[BEGIN Data to use]

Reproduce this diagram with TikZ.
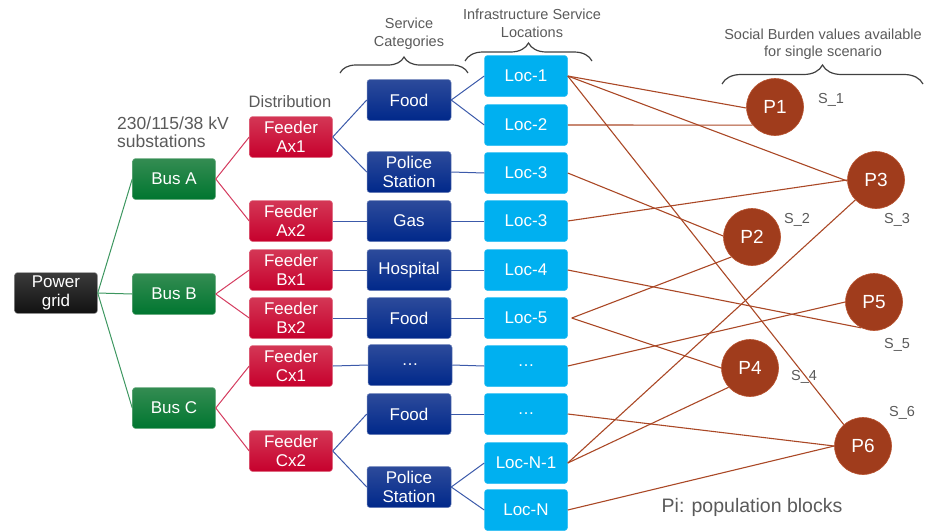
\documentclass[tikz,border=0pt]{standalone}
\usepackage{fontspec}
\setmainfont{Liberation Sans}
\usetikzlibrary{decorations.pathreplacing}
\definecolor{gridT}{RGB}{58,58,58}
\definecolor{gridB}{RGB}{18,18,18}
\definecolor{busT}{RGB}{52,140,82}
\definecolor{busB}{RGB}{0,118,48}
\definecolor{feedT}{RGB}{212,55,85}
\definecolor{feedB}{RGB}{198,0,45}
\definecolor{servT}{RGB}{45,75,155}
\definecolor{servB}{RGB}{0,40,138}
\definecolor{locC}{RGB}{0,176,240}
\definecolor{popC}{RGB}{160,60,28}
\definecolor{popD}{RGB}{185,85,50}
\definecolor{gline}{RGB}{60,150,95}
\definecolor{rline}{RGB}{212,60,95}
\definecolor{bline}{RGB}{60,90,170}
\definecolor{pline}{RGB}{170,72,38}
\definecolor{lbl}{RGB}{90,90,90}
\definecolor{brc}{RGB}{64,64,64}
\begin{document}
\begin{tikzpicture}[x=1pt,y=-1pt,
  box/.style={rounded corners=3pt, minimum width=83pt, minimum height=41pt, inner sep=0pt,
    align=center, text=white, font=\fontsize{17}{19}\selectfont},
  gridbox/.style={box, top color=gridT, bottom color=gridB, draw=gray!70, line width=0.5pt},
  busbox/.style={box, top color=busT, bottom color=busB, draw=busT!70!white, line width=0.5pt},
  feedbox/.style={box, top color=feedT, bottom color=feedB, draw=feedT!70!white, line width=0.5pt},
  servbox/.style={box, minimum width=84pt, top color=servT, bottom color=servB, draw=servT!70!white, line width=0.5pt},
  locbox/.style={box, fill=locC, draw=locC!80!white, line width=0.5pt},
  pop/.style={circle, minimum size=57pt, inner sep=0pt, fill=popC, draw=popD, line width=0.6pt,
    text=white, font=\fontsize{19}{21}\selectfont},
  lab/.style={text=lbl, align=center, inner sep=0pt, font=\fontsize{14.5}{18}\selectfont},
  slab/.style={text=lbl, inner sep=0pt, font=\fontsize{14.5}{17}\selectfont},
  gl/.style={draw=gline, line width=1pt},
  rl/.style={draw=rline, line width=1pt},
  bl/.style={draw=bline, line width=1pt},
  pl/.style={draw=pline, line width=1.1pt},
  brace/.style={draw=brc, line width=1.2pt, decorate, decoration={brace, amplitude=16pt}}
]
\useasboundingbox (0,0) rectangle (925,531);

% power grid and buses
\node[gridbox] (pg) at (56,293) {Power\\grid};
\node[busbox] (bA) at (174,179) {Bus A};
\node[busbox] (bB) at (174,294) {Bus B};
\node[busbox] (bC) at (174,408) {Bus C};

% feeders
\node[feedbox] (fA1) at (291,137) {Feeder\\Ax1};
\node[feedbox] (fA2) at (291,221) {Feeder\\Ax2};
\node[feedbox] (fB1) at (291,270) {Feeder\\Bx1};
\node[feedbox] (fB2) at (291,318) {Feeder\\Bx2};
\node[feedbox] (fC1) at (291,366) {Feeder\\Cx1};
\node[feedbox] (fC2) at (291,451) {Feeder\\Cx2};

% service categories
\node[servbox] (s1) at (409,100) {Food};
\node[servbox] (s2) at (409,172) {Police\\Station};
\node[servbox] (s3) at (409,221) {Gas};
\node[servbox] (s4) at (409,270) {Hospital};
\node[servbox] (s5) at (409,318) {Food};
\node[servbox] (s6) at (410,365) {…};
\node[servbox] (s7) at (409,414) {Food};
\node[servbox] (s8) at (409,487) {Police\\Station};

% locations
\node[locbox] (l1) at (526,76) {Loc-1};
\node[locbox] (l2) at (526,125) {Loc-2};
\node[locbox] (l3) at (526,173) {Loc-3};
\node[locbox] (l3b) at (526,221) {Loc-3};
\node[locbox] (l4) at (526,270) {Loc-4};
\node[locbox] (l5) at (526,318) {Loc-5};
\node[locbox] (ld1) at (526,366) {…};
\node[locbox] (ld2) at (526,414) {…};
\node[locbox] (lN1) at (526,463) {Loc-N-1};
\node[locbox] (lN) at (526,510) {Loc-N};

% population blocks
\node[pop] (P1) at (775,107) {P1};
\node[pop] (P3) at (876,180) {P3};
\node[pop] (P2) at (752,237) {P2};
\node[pop] (P5) at (874,302) {P5};
\node[pop] (P4) at (750,368) {P4};
\node[pop] (P6) at (863,446) {P6};

% S labels
\node[slab] (S1) at (831,100) {S\_1};
\node[slab] (S2) at (797,220) {S\_2};
\node[slab] (S3) at (897,220) {S\_3};
\node[slab] (S5) at (897,345) {S\_5};
\node[slab] (S4) at (804,377) {S\_4};
\node[slab] (S6) at (902,413) {S\_6};

% header labels
\node[text=lbl, align=left, inner sep=0pt, anchor=west, font=\fontsize{17.5}{18}\selectfont] (hsub) at (117,132) {230/115/38 kV\\substations};
\node[text=lbl, inner sep=0pt, font=\fontsize{16.5}{18}\selectfont] (hdist) at (290,102) {Distribution};
\node[lab] (hserv) at (409,34) {Service\\Categories};
\node[lab] (hloc) at (532,23) {Infrastructure Service\\Locations};
\node[lab, font=\fontsize{14.5}{17}\selectfont] (hsoc) at (823,44) {Social Burden values available\\for single scenario};
\node[text=lbl, inner sep=0pt, font=\fontsize{19.5}{22}\selectfont] (hpi) at (752,507) {Pi: population blocks};

% braces
\coordinate (bs1) at (340,73); \coordinate (bs2) at (468,73);
\coordinate (bl1) at (465,61); \coordinate (bl2) at (592,61);
\coordinate (bp1) at (722,84); \coordinate (bp2) at (923,84);
\draw[brace] (bs1) -- (bs2);
\draw[brace, decoration={brace, amplitude=18pt}] (bl1) -- (bl2);
\draw[brace, decoration={brace, amplitude=19pt}] (bp1) -- (bp2);

% green connectors
\draw[gl] (pg.east) -- (bA.west);
\draw[gl] (pg.east) -- (bB.west);
\draw[gl] (pg.east) -- (bC.west);

% red connectors
\draw[rl] (bA.east) -- (fA1.west);
\draw[rl] (bA.east) -- (fA2.west);
\draw[rl] (bB.east) -- (fB1.west);
\draw[rl] (bB.east) -- (fB2.west);
\draw[rl] (bC.east) -- (fC1.west);
\draw[rl] (bC.east) -- (fC2.west);

% blue connectors
\draw[bl] (fA1.east) -- (s1.west);
\draw[bl] (fA1.east) -- (s2.west);
\draw[bl] (fA2.east) -- (s3.west);
\draw[bl] (fB1.east) -- (s4.west);
\draw[bl] (fB2.east) -- (s5.west);
\draw[bl] (fC1.east) -- (s6.west);
\draw[bl] (fC2.east) -- (s7.west);
\draw[bl] (fC2.east) -- (s8.west);
\draw[bl] (s1.east) -- (l1.west);
\draw[bl] (s1.east) -- (l2.west);
\draw[bl] (s2.east) -- (l3.west);
\draw[bl] (s3.east) -- (l3b.west);
\draw[bl] (s4.east) -- (l4.west);
\draw[bl] (s5.east) -- (l5.west);
\draw[bl] (s6.east) -- (ld1.west);
\draw[bl] (s7.east) -- (ld2.west);
\draw[bl] (s8.east) -- (lN1.west);
\draw[bl] (s8.east) -- (lN.west);

% brown connectors
\draw[pl] (l1.east) -- (P1.182);
\draw[pl] (l1.east) -- (P3.182);
\draw[pl] (l1.east) -- (P6.132);
\draw[pl] (l2.east) -- (P1.219);
\draw[pl] (l3.east) -- (P2.178);
\draw[pl] (l3b.east) -- (P3.180);
\draw[pl] (l4.east) -- (P5.244);
\draw[pl] ([xshift=4pt]l5.east) -- (P2.224);
\draw[pl] ([xshift=4pt]l5.east) -- (P4.180);
\draw[pl] (ld1.east) -- (P5.180);
\draw[pl] (ld2.east) -- (P6.180);
\draw[pl] (lN1.east) -- (P3.224);
\draw[pl] (lN1.east) -- (P4.222);
\draw[pl] (lN.east) -- (P6.180);
\end{tikzpicture}
\end{document}
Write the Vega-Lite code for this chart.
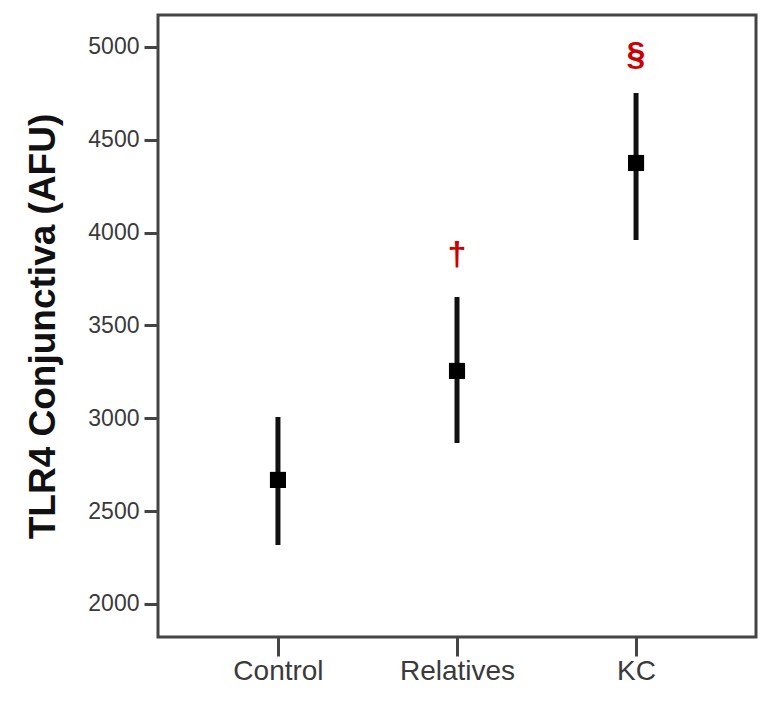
{
  "$schema": "https://vega.github.io/schema/vega-lite/v6.json",
  "autosize": "none",
  "width": 598,
  "height": 622,
  "padding": {"left": 158, "top": 15, "right": 5, "bottom": 65},
  "background": "white",
  "config": {
    "view": {"stroke": "#444444", "strokeWidth": 3},
    "axis": {"domain": false, "grid": false, "tickColor": "#444444", "tickWidth": 3, "labelFont": "Liberation Sans", "labelColor": "#3a3a3a", "titleFont": "Liberation Sans", "titleColor": "#111111"}
  },
  "data": {
    "values": [
      {"group": "Control", "mean": 2668, "lo": 2318, "hi": 3007, "sig": "", "sig_y": null},
      {"group": "Relatives", "mean": 3255, "lo": 2867, "hi": 3653, "sig": "†", "sig_y": 3879},
      {"group": "KC", "mean": 4375, "lo": 3960, "hi": 4752, "sig": "§", "sig_y": 4956}
    ]
  },
  "encoding": {
    "x": {
      "field": "group", "type": "nominal", "sort": ["Control", "Relatives", "KC"],
      "scale": {"type": "point", "padding": 0.67},
      "axis": {"title": null, "labelAngle": 0, "labelFontSize": 28, "tickSize": 19, "labelPadding": 1}
    }
  },
  "layer": [
    {
      "mark": {"type": "rule", "strokeWidth": 5, "color": "#111111"},
      "encoding": {
        "y": {
          "field": "lo", "type": "quantitative",
          "scale": {"domain": [1822, 5172], "nice": false, "zero": false},
          "axis": {"title": "TLR4 Conjunctiva (AFU)", "format": "d", "values": [2000, 2500, 3000, 3500, 4000, 4500, 5000], "labelFontSize": 23, "tickSize": 14, "labelPadding": 5, "titleFontSize": 37, "titleFontWeight": "bold", "titleX": -115, "titleY": 311, "titleBaseline": "middle", "titleAngle": -90}
        },
        "y2": {"field": "hi"}
      }
    },
    {
      "mark": {"type": "square", "size": 260, "filled": true, "color": "#000000", "opacity": 1},
      "encoding": {"y": {"field": "mean", "type": "quantitative"}}
    },
    {
      "transform": [{"filter": "datum.sig_y != null"}],
      "mark": {"type": "text", "color": "#cc0000", "fontSize": 34, "fontWeight": "bold", "font": "Liberation Sans", "baseline": "middle", "align": "center"},
      "encoding": {
        "y": {"field": "sig_y", "type": "quantitative"},
        "text": {"field": "sig"}
      }
    }
  ]
}
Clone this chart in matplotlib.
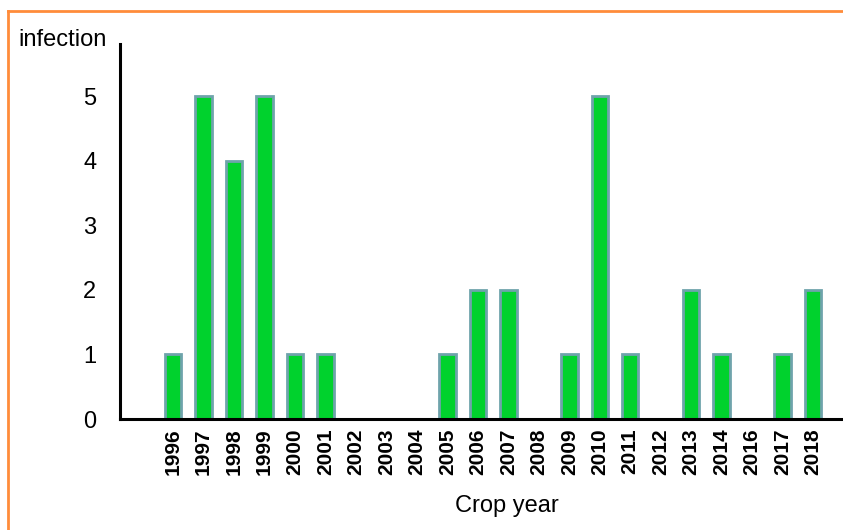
import matplotlib.pyplot as plt
from matplotlib.lines import Line2D

plt.rcParams['font.family'] = ['Liberation Sans', 'DejaVu Sans']

years = ['1996', '1997', '1998', '1999', '2000', '2001', '2002', '2003', '2004',
         '2005', '2006', '2007', '2008', '2009', '2010', '2011', '2012', '2013',
         '2014', '2016', '2017', '2018']
infection = [1, 5, 4, 5, 1, 1, 0, 0, 0, 1, 2, 2, 0, 1, 5, 1, 0, 2, 1, 0, 1, 2]
yticks = [0, 1, 2, 3, 4, 5]

fig = plt.figure(figsize=(8.43, 5.30), dpi=100)
ax = fig.add_axes([120 / 843, 1 - 419 / 530, 1 - 120 / 843, (419 - 44) / 530])

x = list(range(len(years)))
ax.bar(x, infection, width=0.54, color='#00d22d', edgecolor='#6fa3ab', linewidth=2, zorder=2)

ax.set_xlim(-1.74, 21.98)
ax.set_ylim(0, 5.805)
ax.set_xticks(x)
ax.set_xticklabels(years, rotation=90, fontsize=15, fontweight='bold')
ax.set_yticks(yticks)
ax.set_yticklabels([str(v) for v in yticks], fontsize=17)
ax.tick_params(axis='x', length=0, pad=7)
ax.tick_params(axis='y', length=0, pad=17)

for s in ['top', 'right']:
    ax.spines[s].set_visible(False)
for s in ['left', 'bottom']:
    ax.spines[s].set_linewidth(2.2)
    ax.spines[s].set_color('black')

fig.text(18 / 843, 1 - 40 / 530, 'infection', fontsize=17, ha='left', va='center')
fig.text(507 / 843, 1 - 506 / 530, 'Crop year', fontsize=17, ha='center', va='center')

# orange frame around the chart
fig.add_artist(Line2D([7.5 / 843, 7.5 / 843], [0, 1 - 11 / 530], transform=fig.transFigure,
                      color='#ff8c3a', linewidth=2))
fig.add_artist(Line2D([7.5 / 843, 1], [1 - 11 / 530, 1 - 11 / 530], transform=fig.transFigure,
                      color='#ff8c3a', linewidth=2))

fig.savefig('out.png', dpi=100)
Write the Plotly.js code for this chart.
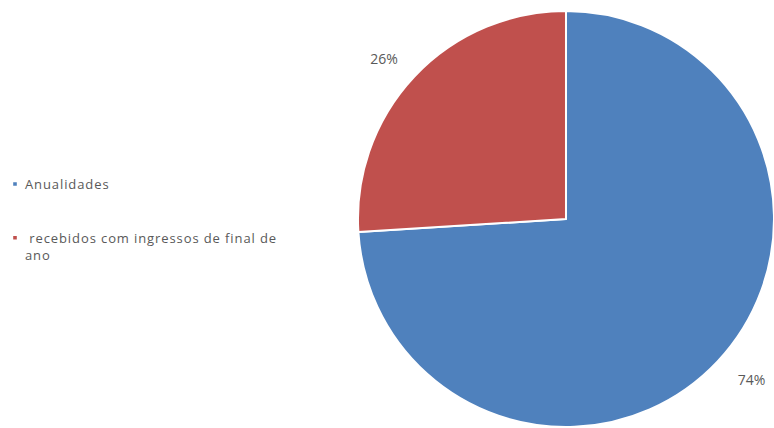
<!DOCTYPE html>
<html>
<head>
<meta charset="utf-8">
<script src="https://cdn.plot.ly/plotly-3.0.1.min.js"></script>
<style>
html, body { margin: 0; padding: 0; overflow: hidden; background: #fff; }
#chart { width: 774px; height: 428px; }
.legend .scrollbox { clip-path: none !important; }
.legend .legendpoints path { d: path("M2.8,2.8H-2.8V-2.8H2.8Z"); transform: translate(15px, 0px); }
.legend .legendtext { letter-spacing: 0.9px; transform: translate(-15px, 0px); }
</style>
</head>
<body>
<div id="chart"></div>
<script>
const NB = "\u00a0";
const labels = ["Anualidades<br>" + NB + "<br>" + NB, NB + "recebidos com ingressos de final de<br>ano"];
const values = [74, 26];
const colors = ["#4F81BD", "#C0504D"];
const labelTemplates = [
  NB + "<br>" + NB.repeat(3) + "%{percent:.0%}",
  "%{percent:.0%}" + NB.repeat(2) + "<br>" + NB
];

const data = [{
  type: "pie",
  labels: labels,
  values: values,
  sort: false,
  direction: "clockwise",
  rotation: 0,
  marker: { colors: colors, line: { color: "#ffffff", width: 2 } },
  textinfo: "percent",
  texttemplate: labelTemplates,
  textposition: "outside",
  outsidetextfont: { color: "#595959", size: 14, family: "Open Sans, Liberation Sans, sans-serif" },
  domain: { x: [0.4625, 1], y: [0.0023, 0.9743] },
  hoverinfo: "percent"
}];

const layout = {
  width: 774,
  height: 428,
  margin: { l: 0, r: 0, t: 0, b: 0, autoexpand: false },
  paper_bgcolor: "#ffffff",
  plot_bgcolor: "#ffffff",
  showlegend: true,
  font: { family: "Open Sans, Liberation Sans, sans-serif", size: 13, color: "#595959" },
  legend: {
    x: 0, xanchor: "left",
    y: 0.605, yanchor: "top",
    valign: "top",
    bgcolor: "rgba(0,0,0,0)",
    font: { size: 13, color: "#595959" },
    tracegroupgap: 0
  }
};

Plotly.newPlot("chart", data, layout, { displayModeBar: false, staticPlot: true });
</script>
</body>
</html>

[END Data to use]

Except for the pictures, write out exactly the lines from the line that contains "Clone this chart in matplotlib." through the line that contains "fig.text(507 / 843, 1", including both.

Clone this chart in matplotlib.
import matplotlib.pyplot as plt
from matplotlib.lines import Line2D

plt.rcParams['font.family'] = ['Liberation Sans', 'DejaVu Sans']

years = ['1996', '1997', '1998', '1999', '2000', '2001', '2002', '2003', '2004',
         '2005', '2006', '2007', '2008', '2009', '2010', '2011', '2012', '2013',
         '2014', '2016', '2017', '2018']
infection = [1, 5, 4, 5, 1, 1, 0, 0, 0, 1, 2, 2, 0, 1, 5, 1, 0, 2, 1, 0, 1, 2]
yticks = [0, 1, 2, 3, 4, 5]

fig = plt.figure(figsize=(8.43, 5.30), dpi=100)
ax = fig.add_axes([120 / 843, 1 - 419 / 530, 1 - 120 / 843, (419 - 44) / 530])

x = list(range(len(years)))
ax.bar(x, infection, width=0.54, color='#00d22d', edgecolor='#6fa3ab', linewidth=2, zorder=2)

ax.set_xlim(-1.74, 21.98)
ax.set_ylim(0, 5.805)
ax.set_xticks(x)
ax.set_xticklabels(years, rotation=90, fontsize=15, fontweight='bold')
ax.set_yticks(yticks)
ax.set_yticklabels([str(v) for v in yticks], fontsize=17)
ax.tick_params(axis='x', length=0, pad=7)
ax.tick_params(axis='y', length=0, pad=17)

for s in ['top', 'right']:
    ax.spines[s].set_visible(False)
for s in ['left', 'bottom']:
    ax.spines[s].set_linewidth(2.2)
    ax.spines[s].set_color('black')

fig.text(18 / 843, 1 - 40 / 530, 'infection', fontsize=17, ha='left', va='center')
fig.text(507 / 843, 1 - 506 / 530, 'Crop year', fontsize=17, ha='center', va='center')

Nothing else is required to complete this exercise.